For the fourth and final talk in the Weinrebe lecture series, world-renowned historian Margaret MacMillan joined us to share her reflections on the topic of moments when it matters who is in power.
Professor MacMillan began by talking about what drew her to history: a sense of curiosity about the past which extends to people and personalities, emotions and values. She suggested that biographers and historians tend to ask different questions of their subjects and this can sometimes lead to misunderstandings.
She argued that there was a time when history, misinterpreting Carlyle, wasn’t interested in people: the logical extreme of this is cliometrics, where the focus is on numbers not individuals. But the rise of social history – recovering the lost voices of the past – and then cultural history – exploring meanings – has brought the focus back to people. Biography is relevant in this context, she suggested, because you cannot understand the history of the twentieth century without understanding Hitler, Stalin or Mao. These people may not ‘make’ history in the way that expression is commonly used, but they do ‘catch the currents of history,’ in Professor MacMillan’s phrase, and come to ’embody’ history.
Historians of the twentieth century have often turned to biography to express their ideas. They start as social historians of a particular time and place but end up focusing on the individuals at the apex of that regime. These people bring up counterfactual questions for historians: if this particular individual was not there, what difference would it have made? Professor MacMillan argued that history would have been very different if, say, Hitler had died in World War One, Churchill had died in an accident in New York, or Stalin had died while having his appendix out.

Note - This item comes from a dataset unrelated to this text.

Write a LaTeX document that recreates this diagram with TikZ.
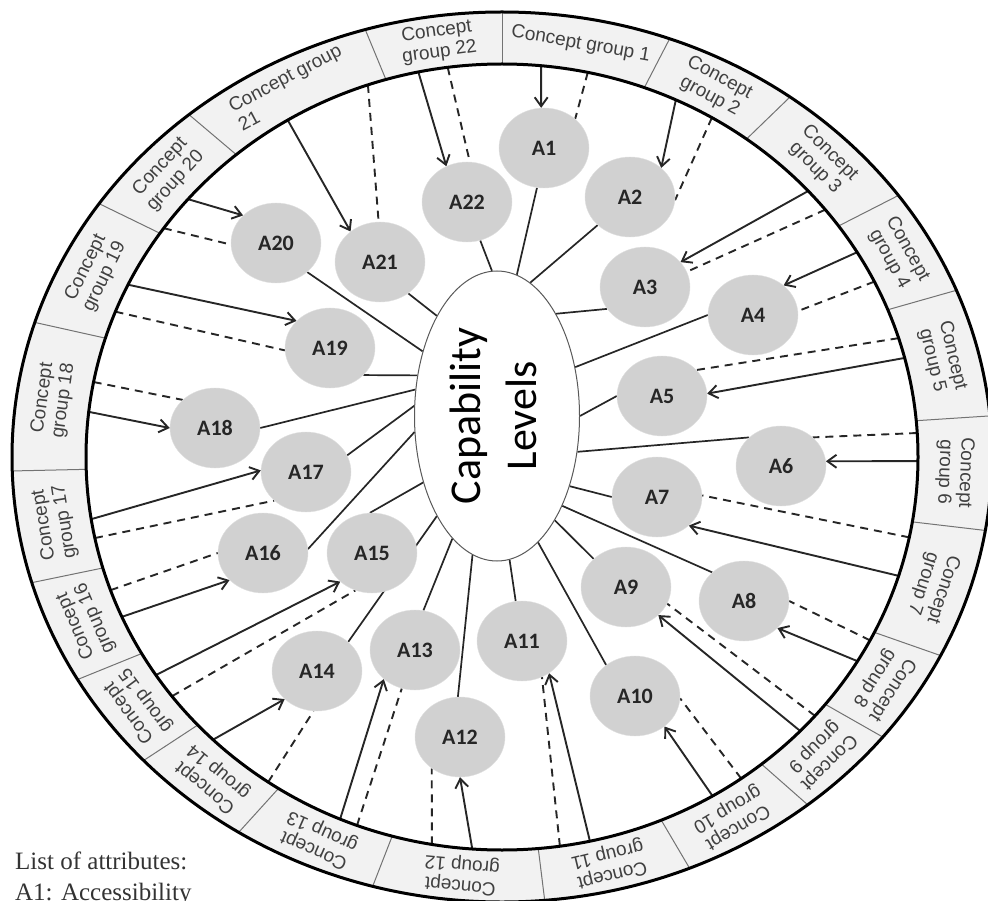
\documentclass[tikz,border=0pt]{standalone}
\usepackage{fontspec}
\setmainfont{Liberation Serif}
\newfontfamily\ringfont{Liberation Sans}
\newfontfamily\calfont{Carlito}
\usepackage{graphicx}
\usetikzlibrary{arrows.meta, shapes.geometric}
\pgfdeclarelayer{background}
\pgfsetlayers{background,main}

\begin{document}
\begin{tikzpicture}[
    x=1pt, y=1pt,
    >={Straight Barb[length=9pt, width=13pt]},
    attr/.style={draw=black!12, fill=black!18, ellipse, inner sep=0pt,
                 minimum width=90pt, minimum height=80pt,
                 font=\calfont\bfseries\fontsize{22}{26}\selectfont, text=black!85},
    capnode/.style={draw=black!65, line width=1pt, fill=white, ellipse,
                    inner sep=0pt, minimum width=165pt, minimum height=290pt,
                    font=\calfont\fontsize{44}{56}\selectfont},
    grouplabel/.style={font=\ringfont\fontsize{19}{21}\selectfont,
                       text=black!75, inner sep=0pt},
    link/.style={->, line width=1.9pt, black!85},
    weak/.style={line width=1.9pt, black!85, dash pattern=on 8pt off 6pt},
    spoke/.style={line width=1.7pt, black!85}
  ]
  \useasboundingbox (0,0) rectangle (988,-901);

  % Ring of concept groups
  \begin{scope}[shift={(502,-457)}]
    \fill[black!5, even odd rule] (0,0) ellipse [x radius=490pt, y radius=445pt]
                                  (0,0) ellipse [x radius=416pt, y radius=393pt];
    \foreach \s in {90,70,54,36,22,5.3,-9.5,-26.5,-39,-51.4,-67.5,-85,-105.3,
                    -122.5,-137,-150,-163.6,-178.2,-197.6,-214.7,-230.3,-253.8}
      \draw[black!55, line width=1pt] (\s:416pt and 393pt) -- (\s:490pt and 445pt);
    \draw[line width=3pt] (0,0) ellipse [x radius=490pt, y radius=445pt];
    \draw[line width=3pt] (0,0) ellipse [x radius=416pt, y radius=393pt];

    \foreach \k/\a/\t/\al in {1/80/{Concept group 1}/center,
        2/62/{Concept\\group 2}/center, 3/45/{Concept\\group 3}/center,
        4/29/{Concept\\group 4}/center, 5/13.65/{Concept\\group 5}/center,
        6/-2.1/{Concept\\group 6}/center, 7/-18/{Concept\\group 7}/center,
        8/-32.75/{Concept\\group 8}/center, 9/-45.2/{Concept\\group 9}/center,
        10/-59.45/{Concept\\group 10}/center, 11/-76.25/{Concept\\group 11}/center,
        12/-95.15/{Concept\\group 12}/center, 13/-113.9/{Concept\\group 13}/center,
        14/-129.75/{Concept\\group 14}/center, 15/-143.5/{Concept\\group 15}/center,
        16/-156.8/{Concept\\group 16}/center, 17/-170.9/{Concept\\group 17}/center,
        18/-187.9/{Concept\\group 18}/center, 19/-206.15/{Concept\\group 19}/center,
        20/-222.5/{Concept\\group 20}/center, 21/-242.05/{Concept group\\21}/left,
        22/-261.9/{Concept\\group 22}/center}
      \node[grouplabel, align=\al, rotate=\a-90] (cg\k) at (\a:453pt and 419pt) {\t};

    % where the links leave the ring
    \foreach \k/\s/\d in {1/84.6/78.1, 2/65.3/59.7, 3/42.6/39, 4/31.4/26.5,
        5/14.6/17.6, 6/-0.6/3.5, 7/-17.6/-11.8, 8/-31.3/-27.8, 9/-44.2/-41.2,
        10/-59.6/-54.9, 11/-77.8/-82, 12/-94.1/-99.7, 13/-112.9/-110.4,
        14/-134/-124.2, 15/-146.3/-142.5, 16/-156/-160.2, 17/-170.9/-168.1,
        18/173.4/169, 19/154/158.3, 20/139/144.4, 21/121/108.8, 22/101.6/97.5} {
      \coordinate (s\k) at (\s:416pt and 393pt);
      \coordinate (d\k) at (\d:416pt and 393pt);
    }
  \end{scope}

  % Centre
  \node[capnode] (cap) at (497,-416)
    {\rotatebox{90}{\begin{tabular}{@{}c@{}}Capability\\Levels\end{tabular}}};

  % Attributes
  \node[attr] (A1) at (544,-148) {A1};
  \node[attr] (A2) at (630,-197) {A2};
  \node[attr] (A3) at (645,-287) {A3};
  \node[attr] (A4) at (753,-315) {A4};
  \node[attr] (A5) at (662,-396) {A5};
  \node[attr] (A6) at (781,-466) {A6};
  \node[attr] (A7) at (657,-497) {A7};
  \node[attr] (A8) at (744,-601) {A8};
  \node[attr] (A9) at (626,-587) {A9};
  \node[attr] (A10) at (635,-696) {A10};
  \node[attr] (A11) at (522,-641) {A11};
  \node[attr] (A12) at (460,-737) {A12};
  \node[attr] (A13) at (415,-650) {A13};
  \node[attr] (A14) at (317,-671) {A14};
  \node[attr] (A15) at (372,-553) {A15};
  \node[attr] (A16) at (263,-553) {A16};
  \node[attr] (A17) at (306,-472) {A17};
  \node[attr] (A18) at (215,-428) {A18};
  \node[attr] (A19) at (330,-348) {A19};
  \node[attr] (A20) at (276,-243) {A20};
  \node[attr] (A21) at (380,-262) {A21};
  \node[attr] (A22) at (467,-202) {A22};

  \begin{pgfonlayer}{background}
    % group -> attribute
    \foreach \k/\e/\f in {1/94/43, 2/43/-4, 3/35/20, 4/44/5, 5/3/37, 6/6/42,
        7/-42/2, 8/-39/0, 9/-41/-22, 10/-46/-3, 11/-50/-61, 12/-90/-132,
        13/-137/-109, 14/-139/-95, 15/-138/-114, 16/-141/180, 17/178/-138,
        18/180/139, 19/141/183, 20/140/182, 21/134/92, 22/120/86} {
      \draw[link] (s\k) -- (A\k.\e);
      \draw[weak] (d\k) -- (A\k.\f);
    }
    % attribute -> capability levels
    \foreach \k/\p/\a in {1/-100/82, 2/-139/76, 3/-150/60, 4/180/32, 5/180/0,
        6/138/-24, 7/180/-44, 8/138/-54, 9/139/-61, 10/133/-72, 11/99/-85,
        12/93/-100, 13/78/-110, 14/43/-121, 15/93/-138, 16/5/-169, 17/22/173,
        18/0/162, 19/-39/153, 20/-43/139, 21/-48/121, 22/-71/92}
      \draw[spoke] (A\k.\p) -- (cap.\a);
  \end{pgfonlayer}

  \node[font=\fontsize{25}{31}\selectfont, text=black!80, align=left,
        anchor=north west, inner sep=0pt] (legend) at (15,-852)
    {List of attributes:\\A1: Accessibility};
\end{tikzpicture}
\end{document}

She also suggested that there are moments in history when it matters who is is holding a particular office and decides whether or not to go to war: examples include not only the Kaiser, considering war in 1914, but more recently George Bush and Tony Blair in 2001. Those choices could have been made very differently by another person in power at that moment: there was nothing inevitable about them. As such, we cannot get away from the significance of these key individuals, though they also need context, and a careful consideration of the relationship between the person and their times. These means reflecting on the ‘unspoken assumptions of any time’ such as what is taught in schools, the prevailing beliefs and values, and contemporary conceptions of ideals such as manliness and honour.
Nevertheless, there are individuals who not just products of their time but actually transcend and shape those times. Bismarck is the class example of this phenomenon: modern Germany would not exist in the same form without his unique combination of brilliance and ambition – though of course, Prussian nationalism, growing economy and military strength also played a crucial role. But there are drawbacks to this model of leadership: Bismarck created a system which perhaps only he could run.
There are a number of leaders who might fairly, perhaps, be described as the only individual who could have done what they did. Nixon is a good example: with his staunch anti-communist background, he was perhaps the only person who could achieve a rapprochement with China. Margaret Thatcher is also relevant here: she was lucky in that the time was right for her brand of politics; but she did not just ride the tide but rather pushed British politics in a particular direction. FDR is another example: would there have been another US president who could persuade the public of the need for an internationalist outlook and to support Britain in its greatest hour of need? At the other extreme are Hitler and Stalin: other German and Soviet leaders might not have been so utterly ruthless in pursuit of their goals. Biographers of these figures generally agree that without their presence, history would have been very different. Having focused on key decisions at critical moment, Professor MacMillan paused to ask how much history is shaped by indecisiveness: for example, Gordon Brown’s failure to call an election early in his term.
Professor MacMillan concluded by suggesting that there are huge personalities who are able to seize power by capturing the mood of their time. But there have to be forces at work within society that allow that person to operate. This balance between the personal and the political seems the ideal thought with which to conclude this fascinating lecture series.